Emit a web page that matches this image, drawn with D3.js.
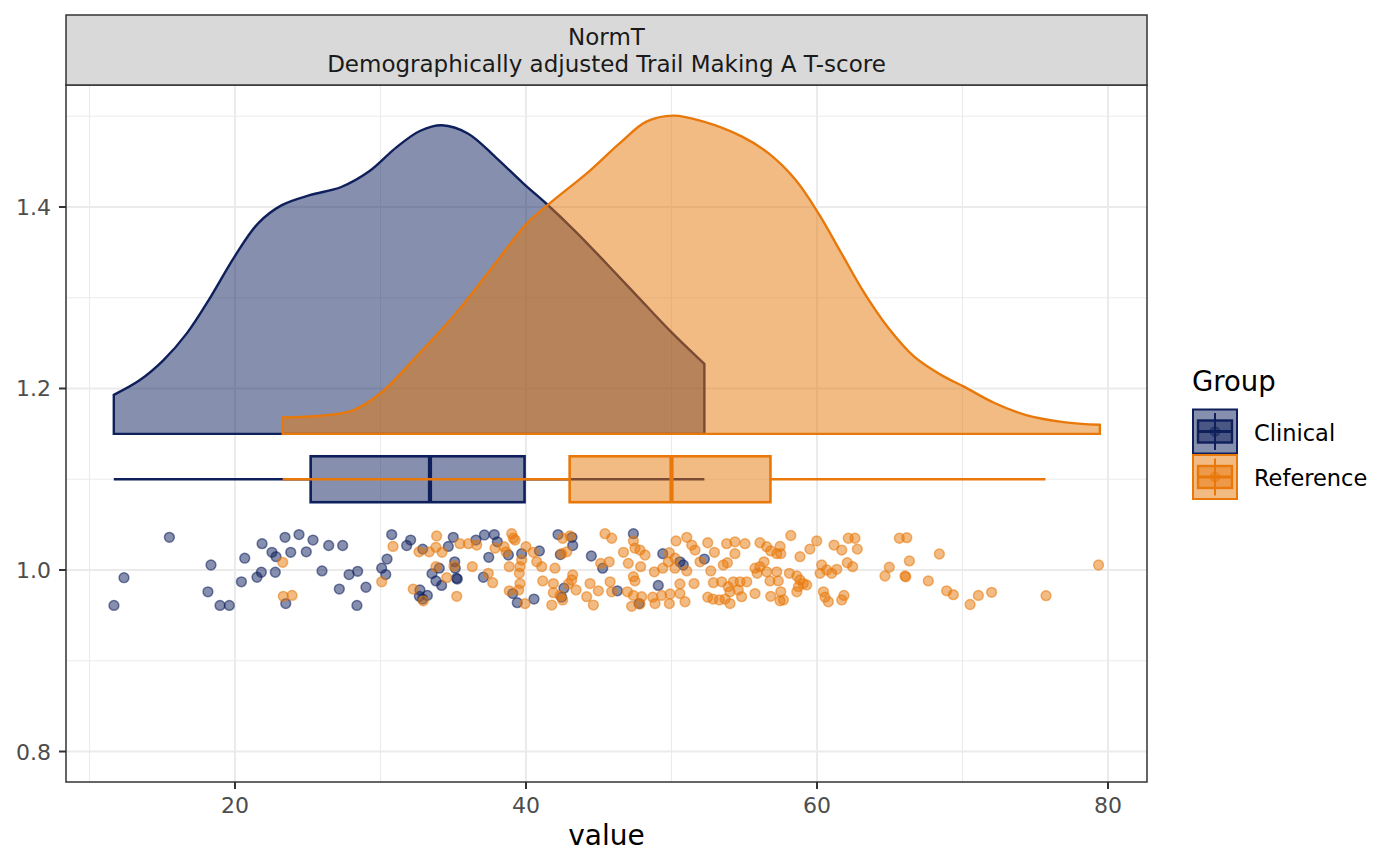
<!DOCTYPE html>
<html>
<head>
<meta charset="utf-8">
<script src="https://cdn.jsdelivr.net/npm/d3@7"></script>
<style>
  html, body { margin: 0; padding: 0; background: #ffffff; }
  svg { display: block; font-family: "DejaVu Sans", sans-serif; }
</style>
</head>
<body>
<svg id="chart" width="1400" height="866"></svg>
<script>
// ---------------- DATA ----------------
const groups = ["Clinical", "Reference"];
const groupColors = ["#0E1F5C", "#E8780A"];

const stripLines = ["NormT", "Demographically adjusted Trail Making A T-score"];
const xTicks = [20, 40, 60, 80];
const xMinor = [10, 30, 50, 70];
const yTicks = [0.8, 1.0, 1.2, 1.4];
const yMinor = [0.9, 1.1, 1.3, 1.5];
const xTitle = "value";
const legendTitle = "Group";

// density outlines (value, top y)
const clinicalDensity = [
  [11.67,1.193],[13.44,1.209],[15.07,1.231],[16.70,1.261],[18.33,1.301],[19.96,1.345],
  [21.59,1.382],[23.22,1.402],[25.13,1.413],[27.30,1.422],[29.20,1.439],[31.11,1.466],
  [32.74,1.484],[34.23,1.490],[36.00,1.481],[37.90,1.455],[39.81,1.426],[41.44,1.403],
  [43.34,1.374],[45.51,1.338],[47.69,1.301],[49.87,1.264],[52.26,1.227]
];
const referenceDensity = [
  [23.28,1.168],[25.94,1.170],[28.12,1.176],[30.02,1.195],[32.46,1.235],[35.19,1.283],
  [37.90,1.338],[40.07,1.382],[41.71,1.405],[44.32,1.439],[46.43,1.470],[48.27,1.494],
  [50.11,1.5006],[52.21,1.494],[54.85,1.4775],[56.68,1.459],[58.52,1.430],[60.10,1.393],
  [61.68,1.349],[63.26,1.305],[64.84,1.268],[66.68,1.235],[68.52,1.215],[70.10,1.202],
  [72.20,1.184],[74.31,1.171],[76.94,1.163],[79.44,1.160]
];

// box statistics: [min, Q1, median, Q3, max]
const clinicalBox = [11.67, 25.2, 33.4, 39.9, 52.26];
const referenceBox = [23.28, 43.0, 50.0, 56.8, 75.7];

// jittered points: [value, jittered y]
const clinicalPoints = [
  [15.49,1.036],[12.37,0.9915],[11.68,0.961],[18.35,1.0055],[18.14,0.976],[18.97,0.961],
  [19.61,0.961],[20.67,1.013],[20.44,0.987],[21.86,1.029],[22.54,1.0195],[22.82,1.0147],
  [21.51,0.992],[21.81,0.9975],[22.77,0.9975],[23.44,1.036],[24.40,1.039],[23.83,1.0195],
  [25.36,1.033],[24.90,1.020],[23.49,0.963],[26.44,1.027],[27.40,1.027],[25.98,0.999],
  [27.84,0.995],[28.43,0.9985],[27.17,0.979],[29.00,0.981],[28.38,0.961],[30.77,1.039],
  [30.45,1.012],[30.08,1.002],[30.36,0.995],
  [31.80,1.027],[32.07,1.033],[32.90,1.023],[33.54,0.996],[34.04,1.002],[33.81,0.988],
  [34.20,0.983],[32.71,0.978],[32.67,0.971],[32.90,0.968],[33.22,0.972],[34.66,1.026],
  [35.00,1.036],[35.10,1.009],[35.14,1.002],[35.28,0.990],[35.22,0.991],[36.56,1.033],
  [37.14,1.0386],[37.82,1.039],[38.03,1.031],[37.44,1.014],[37.07,0.992],[38.79,1.0165],
  [39.70,1.018],[40.92,1.021],[39.09,0.974],[39.40,0.964],[40.55,0.968],[42.20,1.039],
  [43.16,1.036],[43.21,1.027],[42.36,1.017],[44.49,1.0154],[45.27,1.002],[42.61,0.980],
  [42.45,0.970],[46.28,0.977],
  [47.38,1.040],[49.40,1.018],[50.58,1.009],[50.81,1.0055],[52.26,1.012],[49.09,0.983],
  [47.77,0.963]
];
const referencePoints = [
  [23.28,1.0085],[23.32,0.971],[23.92,0.972],[30.86,1.026],[30.08,0.987],
  [32.25,0.979],[32.94,0.966],[32.65,1.020],[33.35,1.020],[33.81,1.025],[34.23,1.0195],
  [33.86,1.0375],[33.81,1.0037],[34.55,0.9915],[35.05,1.0044],[35.24,0.971],[35.46,1.029],
  [36.04,1.029],[36.61,1.0275],[36.31,1.0037],[37.41,0.9963],[37.71,0.986],[37.87,1.024],
  [38.49,1.0257],[38.63,1.020],[39.02,1.040],[39.13,1.035],[39.25,1.033],[38.85,1.0037],
  [39.59,1.0037],[39.70,1.011],[39.54,0.9963],[39.59,0.985],[38.85,0.977],[39.50,0.978],
  [39.93,0.963],[40.00,1.0257],[40.50,1.0195],[40.74,1.009],[41.08,1.0037],[41.15,0.988],
  [41.99,1.002],[41.88,0.985],[41.88,0.975],[41.77,0.9614],[42.34,0.972],[42.52,0.967],
  [42.45,1.018],[42.80,1.020],[42.52,1.035],[43.02,1.0375],[42.91,0.9846],[43.21,0.9945],
  [43.14,0.989],[43.44,0.978],[44.40,0.985],[44.17,0.9706],[44.63,0.9614],[44.97,0.977],
  [45.13,1.0073],[45.72,1.009],[45.43,1.040],[45.89,1.035],[45.78,0.987],[45.89,0.976],
  [47.38,1.032],[46.70,1.0195],[47.49,1.024],[47.83,1.022],[48.18,1.0165],[47.03,1.0073],
  [47.88,1.0037],[47.38,0.9926],[47.49,0.988],[46.97,0.976],[47.38,0.972],[47.95,0.9706],
  [47.26,0.960],[47.83,0.9625],[48.71,0.970],[48.87,0.963],[49.32,0.972],[49.85,0.963],
  [49.90,0.9736],[50.58,0.974],[50.93,0.965],[50.58,0.9846],[51.55,0.985],[48.82,0.998],
  [49.40,1.002],[49.78,1.009],[49.85,1.019],[50.24,1.013],[50.24,1.002],[51.05,0.999],
  [50.31,1.032],[51.05,1.036],[51.39,1.0275],[51.62,1.022],[51.96,1.009],[52.49,1.030],
  [52.95,1.0195],[52.70,0.999],[52.88,0.986],[52.49,0.970],[52.85,0.968],[53.45,0.987],
  [53.56,1.0055],[53.84,1.008],[53.79,1.029],[54.36,1.031],[55.05,1.029],[54.36,1.018],
  [53.29,0.967],[53.68,0.968],[54.02,0.963],[53.90,0.9816],[54.25,0.987],[54.02,0.976],
  [54.71,0.987],[54.59,0.978],[55.17,0.987],[54.82,0.9706],[55.74,0.974],[56.08,1.030],
  [56.54,1.0257],[56.82,1.021],[57.46,1.026],[57.51,1.018],[57.23,1.018],[55.74,1.002],
  [56.08,1.0037],[56.36,1.009],[55.89,0.9963],[56.54,0.998],[57.23,0.998],[56.77,0.988],
  [57.34,0.988],[56.82,0.971],[57.51,0.976],[57.69,0.967],[57.46,0.966],[58.20,1.038],
  [58.10,0.9963],[58.61,0.9934],[58.83,0.989],[59.06,0.985],[58.72,0.9816],[59.29,0.9835],
  [58.61,0.976],[58.83,1.0147],[59.51,1.023],[59.98,1.032],[60.32,1.0055],[60.21,0.9963],
  [60.67,1.000],[61.01,0.9963],[61.36,1.0007],[60.44,0.976],[60.55,0.970],[60.78,0.965],
  [61.70,0.967],[61.85,0.972],[61.17,1.0275],[61.70,1.022],[62.15,1.035],[62.61,1.035],
  [62.77,1.023],[62.08,1.008],[62.45,1.0037],
  [65.66,1.035],[66.17,1.0356],[68.41,1.0176],[66.35,1.010],[64.97,1.003],[64.67,0.9934],
  [66.05,0.9934],[66.10,0.9925],[67.65,0.988],[68.91,0.977],[69.37,0.9728],[70.52,0.962],
  [71.09,0.972],[72.00,0.9754],[75.74,0.9717],[79.35,1.0055]
];

// ---------------- LAYOUT ----------------
const panel = { left: 66, right: 1147, top: 85, bottom: 782 };
const strip = { top: 15, bottom: 85 };
const densityBase = 1.15;
const boxCenter = 1.1;
const boxHalf = 0.0253;

const svg = d3.select("#chart");
svg.append("rect").attr("width", 1400).attr("height", 866).attr("fill", "#ffffff");

const x = d3.scaleLinear().domain([8.385, 82.68]).range([panel.left, panel.right]);
const y = d3.scaleLinear().domain([0.7664, 1.5344]).range([panel.bottom, panel.top]);

svg.append("rect")
  .attr("x", panel.left).attr("y", panel.top)
  .attr("width", panel.right - panel.left).attr("height", panel.bottom - panel.top)
  .attr("fill", "#ffffff");

const grid = svg.append("g");
grid.selectAll(".xminor").data(xMinor).join("line")
  .attr("x1", d => x(d)).attr("x2", d => x(d))
  .attr("y1", panel.top).attr("y2", panel.bottom)
  .attr("stroke", "#ebebeb").attr("stroke-width", 1.1);
grid.selectAll(".yminor").data(yMinor).join("line")
  .attr("y1", d => y(d)).attr("y2", d => y(d))
  .attr("x1", panel.left).attr("x2", panel.right)
  .attr("stroke", "#ebebeb").attr("stroke-width", 1.1);
grid.selectAll(".xmajor").data(xTicks).join("line")
  .attr("x1", d => x(d)).attr("x2", d => x(d))
  .attr("y1", panel.top).attr("y2", panel.bottom)
  .attr("stroke", "#ebebeb").attr("stroke-width", 2.1);
grid.selectAll(".ymajor").data(yTicks).join("line")
  .attr("y1", d => y(d)).attr("y2", d => y(d))
  .attr("x1", panel.left).attr("x2", panel.right)
  .attr("stroke", "#ebebeb").attr("stroke-width", 2.1);

const plot = svg.append("g");

// densities
const area = d3.area()
  .x(d => x(d[0]))
  .y0(y(densityBase))
  .y1(d => y(d[1]))
  .curve(d3.curveCatmullRom.alpha(0.5));

const densities = [clinicalDensity, referenceDensity];
densities.forEach((dens, i) => {
  plot.append("path")
    .attr("d", area(dens))
    .attr("fill", groupColors[i]).attr("fill-opacity", 0.5)
    .attr("stroke", groupColors[i]).attr("stroke-width", 2.4)
    .attr("stroke-linejoin", "miter");
});

// boxplots
const boxes = [clinicalBox, referenceBox];
boxes.forEach((b, i) => {
  const c = groupColors[i];
  const g = plot.append("g");
  g.append("line")
    .attr("x1", x(b[0])).attr("x2", x(b[1]))
    .attr("y1", y(boxCenter)).attr("y2", y(boxCenter))
    .attr("stroke", c).attr("stroke-width", 2.6);
  g.append("line")
    .attr("x1", x(b[3])).attr("x2", x(b[4]))
    .attr("y1", y(boxCenter)).attr("y2", y(boxCenter))
    .attr("stroke", c).attr("stroke-width", 2.6);
  g.append("rect")
    .attr("x", x(b[1])).attr("width", x(b[3]) - x(b[1]))
    .attr("y", y(boxCenter + boxHalf)).attr("height", y(boxCenter - boxHalf) - y(boxCenter + boxHalf))
    .attr("fill", c).attr("fill-opacity", 0.5)
    .attr("stroke", c).attr("stroke-width", 2.6);
  g.append("line")
    .attr("x1", x(b[2])).attr("x2", x(b[2]))
    .attr("y1", y(boxCenter + boxHalf)).attr("y2", y(boxCenter - boxHalf))
    .attr("stroke", c).attr("stroke-width", 4.2);
});

// points
const pointSets = [clinicalPoints, referencePoints];
pointSets.forEach((pts, i) => {
  plot.append("g").selectAll("circle").data(pts).join("circle")
    .attr("cx", d => x(d[0])).attr("cy", d => y(d[1]))
    .attr("r", 4.9)
    .attr("fill", groupColors[i]).attr("fill-opacity", 0.5)
    .attr("stroke", groupColors[i]).attr("stroke-opacity", 0.55).attr("stroke-width", 1.5);
});

// panel border
svg.append("rect")
  .attr("x", panel.left).attr("y", panel.top)
  .attr("width", panel.right - panel.left).attr("height", panel.bottom - panel.top)
  .attr("fill", "none").attr("stroke", "#333333").attr("stroke-width", 1.5);

// strip
svg.append("rect")
  .attr("x", panel.left).attr("y", strip.top)
  .attr("width", panel.right - panel.left).attr("height", strip.bottom - strip.top)
  .attr("fill", "#d9d9d9").attr("stroke", "#333333").attr("stroke-width", 1.5);
const stripText = svg.append("g");
stripLines.forEach((t, i) => {
  stripText.append("text")
    .attr("x", (panel.left + panel.right) / 2).attr("y", 45 + i * 26.5)
    .attr("text-anchor", "middle").attr("font-size", 23).attr("fill", "#1a1a1a")
    .text(t);
});

// axes
const xAxis = svg.append("g");
xAxis.selectAll("line").data(xTicks).join("line")
  .attr("x1", d => x(d)).attr("x2", d => x(d))
  .attr("y1", panel.bottom).attr("y2", panel.bottom + 7)
  .attr("stroke", "#333333").attr("stroke-width", 2);
xAxis.selectAll("text").data(xTicks).join("text")
  .attr("x", d => x(d)).attr("y", 812.5)
  .attr("text-anchor", "middle").attr("font-size", 22).attr("fill", "#4d4d4d")
  .text(d => d3.format("d")(d));

const yAxis = svg.append("g");
yAxis.selectAll("line").data(yTicks).join("line")
  .attr("x1", panel.left - 7).attr("x2", panel.left)
  .attr("y1", d => y(d)).attr("y2", d => y(d))
  .attr("stroke", "#333333").attr("stroke-width", 2);
yAxis.selectAll("text").data(yTicks).join("text")
  .attr("x", 51).attr("y", d => y(d) + 8)
  .attr("text-anchor", "end").attr("font-size", 22).attr("fill", "#4d4d4d")
  .text(d => d3.format(".1f")(d));

svg.append("text")
  .attr("x", (panel.left + panel.right) / 2).attr("y", 845)
  .attr("text-anchor", "middle").attr("font-size", 28).attr("fill", "#000000")
  .text(xTitle);

// legend
const legend = svg.append("g");
legend.append("text")
  .attr("x", 1192).attr("y", 391)
  .attr("font-size", 27.5).attr("fill", "#000000")
  .text(legendTitle);
groups.forEach((gname, i) => {
  const c = groupColors[i];
  const top = 409.5 + i * 45.5;
  const k = legend.append("g");
  k.append("rect")
    .attr("x", 1193).attr("y", top).attr("width", 44).attr("height", 44)
    .attr("fill", c).attr("fill-opacity", 0.5)
    .attr("stroke", c).attr("stroke-width", 2);
  k.append("line").attr("x1", 1215).attr("x2", 1215)
    .attr("y1", top + 3.5).attr("y2", top + 40.5)
    .attr("stroke", c).attr("stroke-width", 2);
  k.append("rect")
    .attr("x", 1198).attr("y", top + 11).attr("width", 34).attr("height", 22)
    .attr("fill", c).attr("fill-opacity", 0.5)
    .attr("stroke", c).attr("stroke-width", 2.4);
  k.append("line").attr("x1", 1198).attr("x2", 1232)
    .attr("y1", top + 22).attr("y2", top + 22)
    .attr("stroke", c).attr("stroke-width", 3);
  k.append("circle").attr("cx", 1215).attr("cy", top + 22).attr("r", 4.6)
    .attr("fill", c).attr("fill-opacity", 0.5)
    .attr("stroke", c).attr("stroke-opacity", 0.5).attr("stroke-width", 1.4);
  legend.append("text")
    .attr("x", 1254).attr("y", top + 31)
    .attr("font-size", 22.5).attr("fill", "#000000")
    .text(gname);
});
</script>
</body>
</html>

────────────────────────────────────────

### TO BE DONE
Extract the lines exactly, please: the first line of the listing, the line with "const referenceBox = [23.28, 43.0, 50.0, 56.8, 75.7];", and every line between them, but no pictures.

### RESULT BELOW
Emit a web page that matches this image, drawn with D3.js.
<!DOCTYPE html>
<html>
<head>
<meta charset="utf-8">
<script src="https://cdn.jsdelivr.net/npm/d3@7"></script>
<style>
  html, body { margin: 0; padding: 0; background: #ffffff; }
  svg { display: block; font-family: "DejaVu Sans", sans-serif; }
</style>
</head>
<body>
<svg id="chart" width="1400" height="866"></svg>
<script>
// ---------------- DATA ----------------
const groups = ["Clinical", "Reference"];
const groupColors = ["#0E1F5C", "#E8780A"];

const stripLines = ["NormT", "Demographically adjusted Trail Making A T-score"];
const xTicks = [20, 40, 60, 80];
const xMinor = [10, 30, 50, 70];
const yTicks = [0.8, 1.0, 1.2, 1.4];
const yMinor = [0.9, 1.1, 1.3, 1.5];
const xTitle = "value";
const legendTitle = "Group";

// density outlines (value, top y)
const clinicalDensity = [
  [11.67,1.193],[13.44,1.209],[15.07,1.231],[16.70,1.261],[18.33,1.301],[19.96,1.345],
  [21.59,1.382],[23.22,1.402],[25.13,1.413],[27.30,1.422],[29.20,1.439],[31.11,1.466],
  [32.74,1.484],[34.23,1.490],[36.00,1.481],[37.90,1.455],[39.81,1.426],[41.44,1.403],
  [43.34,1.374],[45.51,1.338],[47.69,1.301],[49.87,1.264],[52.26,1.227]
];
const referenceDensity = [
  [23.28,1.168],[25.94,1.170],[28.12,1.176],[30.02,1.195],[32.46,1.235],[35.19,1.283],
  [37.90,1.338],[40.07,1.382],[41.71,1.405],[44.32,1.439],[46.43,1.470],[48.27,1.494],
  [50.11,1.5006],[52.21,1.494],[54.85,1.4775],[56.68,1.459],[58.52,1.430],[60.10,1.393],
  [61.68,1.349],[63.26,1.305],[64.84,1.268],[66.68,1.235],[68.52,1.215],[70.10,1.202],
  [72.20,1.184],[74.31,1.171],[76.94,1.163],[79.44,1.160]
];

// box statistics: [min, Q1, median, Q3, max]
const clinicalBox = [11.67, 25.2, 33.4, 39.9, 52.26];
const referenceBox = [23.28, 43.0, 50.0, 56.8, 75.7];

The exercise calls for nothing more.